■ Source material
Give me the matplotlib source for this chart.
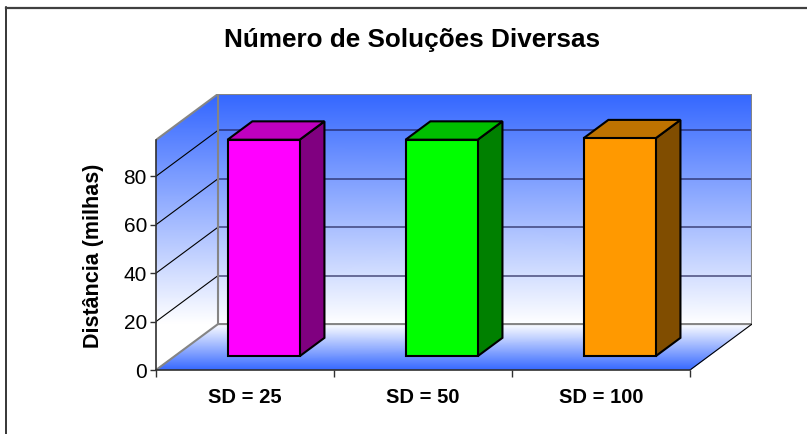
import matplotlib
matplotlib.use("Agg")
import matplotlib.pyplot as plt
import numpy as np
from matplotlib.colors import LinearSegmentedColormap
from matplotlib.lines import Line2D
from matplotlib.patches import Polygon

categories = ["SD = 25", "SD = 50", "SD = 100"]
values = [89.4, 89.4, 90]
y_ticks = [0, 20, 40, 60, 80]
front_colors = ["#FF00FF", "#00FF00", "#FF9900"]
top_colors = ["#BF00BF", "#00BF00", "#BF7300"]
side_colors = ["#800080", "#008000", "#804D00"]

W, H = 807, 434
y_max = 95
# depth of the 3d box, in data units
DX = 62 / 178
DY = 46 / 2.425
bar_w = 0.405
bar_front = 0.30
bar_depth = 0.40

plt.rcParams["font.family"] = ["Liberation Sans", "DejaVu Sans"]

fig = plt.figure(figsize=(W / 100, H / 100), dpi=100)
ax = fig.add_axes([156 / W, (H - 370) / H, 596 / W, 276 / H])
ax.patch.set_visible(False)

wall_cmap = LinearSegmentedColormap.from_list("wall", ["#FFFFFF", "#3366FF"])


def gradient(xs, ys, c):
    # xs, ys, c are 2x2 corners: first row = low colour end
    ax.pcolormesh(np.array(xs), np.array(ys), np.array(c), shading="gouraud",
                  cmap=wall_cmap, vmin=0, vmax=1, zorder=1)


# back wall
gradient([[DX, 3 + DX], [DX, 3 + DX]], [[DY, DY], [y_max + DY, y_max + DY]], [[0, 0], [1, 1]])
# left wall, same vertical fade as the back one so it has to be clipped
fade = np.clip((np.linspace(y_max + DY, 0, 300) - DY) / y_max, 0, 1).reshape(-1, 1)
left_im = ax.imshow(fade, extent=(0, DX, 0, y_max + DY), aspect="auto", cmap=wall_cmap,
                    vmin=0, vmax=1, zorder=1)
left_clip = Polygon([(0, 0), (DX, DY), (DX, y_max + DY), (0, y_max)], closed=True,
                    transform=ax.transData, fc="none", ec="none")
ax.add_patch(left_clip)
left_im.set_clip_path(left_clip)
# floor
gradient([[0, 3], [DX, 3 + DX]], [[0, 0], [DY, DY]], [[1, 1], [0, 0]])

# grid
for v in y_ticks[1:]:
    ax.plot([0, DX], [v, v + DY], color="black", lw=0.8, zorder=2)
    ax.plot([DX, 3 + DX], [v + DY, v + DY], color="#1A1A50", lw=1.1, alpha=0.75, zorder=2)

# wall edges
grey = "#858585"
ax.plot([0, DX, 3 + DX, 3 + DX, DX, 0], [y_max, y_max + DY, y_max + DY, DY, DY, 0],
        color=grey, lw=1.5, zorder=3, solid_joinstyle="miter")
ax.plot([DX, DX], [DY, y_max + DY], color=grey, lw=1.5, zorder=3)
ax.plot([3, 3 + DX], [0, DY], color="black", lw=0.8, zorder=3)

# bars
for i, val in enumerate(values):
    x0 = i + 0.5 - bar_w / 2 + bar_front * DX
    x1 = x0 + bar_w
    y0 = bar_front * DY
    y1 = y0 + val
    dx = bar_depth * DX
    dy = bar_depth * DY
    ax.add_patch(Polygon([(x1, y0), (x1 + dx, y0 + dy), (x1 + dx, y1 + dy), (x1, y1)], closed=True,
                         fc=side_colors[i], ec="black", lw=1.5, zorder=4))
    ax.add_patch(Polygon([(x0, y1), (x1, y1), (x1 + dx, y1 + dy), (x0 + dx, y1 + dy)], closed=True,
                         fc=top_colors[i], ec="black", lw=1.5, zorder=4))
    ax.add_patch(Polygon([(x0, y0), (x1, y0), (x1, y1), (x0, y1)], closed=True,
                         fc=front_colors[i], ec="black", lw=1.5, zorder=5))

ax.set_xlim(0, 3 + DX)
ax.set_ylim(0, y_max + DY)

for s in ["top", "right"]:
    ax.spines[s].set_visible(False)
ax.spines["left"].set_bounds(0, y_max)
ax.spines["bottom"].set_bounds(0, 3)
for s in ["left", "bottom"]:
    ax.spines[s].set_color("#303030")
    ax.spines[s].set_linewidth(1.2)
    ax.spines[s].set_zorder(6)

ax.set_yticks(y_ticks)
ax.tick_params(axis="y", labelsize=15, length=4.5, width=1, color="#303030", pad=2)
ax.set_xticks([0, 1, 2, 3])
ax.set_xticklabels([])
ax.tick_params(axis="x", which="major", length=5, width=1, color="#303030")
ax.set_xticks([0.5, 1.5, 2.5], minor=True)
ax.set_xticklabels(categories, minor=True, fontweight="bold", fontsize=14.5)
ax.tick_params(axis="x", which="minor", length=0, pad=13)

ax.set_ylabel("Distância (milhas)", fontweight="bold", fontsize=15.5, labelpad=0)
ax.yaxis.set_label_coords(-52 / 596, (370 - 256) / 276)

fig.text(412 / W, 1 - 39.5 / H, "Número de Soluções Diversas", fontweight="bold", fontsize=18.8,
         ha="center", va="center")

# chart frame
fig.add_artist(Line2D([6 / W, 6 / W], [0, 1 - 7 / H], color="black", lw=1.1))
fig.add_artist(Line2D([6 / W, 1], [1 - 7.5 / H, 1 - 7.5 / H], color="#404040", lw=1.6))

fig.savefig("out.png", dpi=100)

■ Exercise directions
Return nothing but the lines running from the start of the data to the line with "from matplotlib.patches import Polygon", please, both ends included and no pictures.

■ The output
Give me the matplotlib source for this chart.
import matplotlib
matplotlib.use("Agg")
import matplotlib.pyplot as plt
import numpy as np
from matplotlib.colors import LinearSegmentedColormap
from matplotlib.lines import Line2D
from matplotlib.patches import Polygon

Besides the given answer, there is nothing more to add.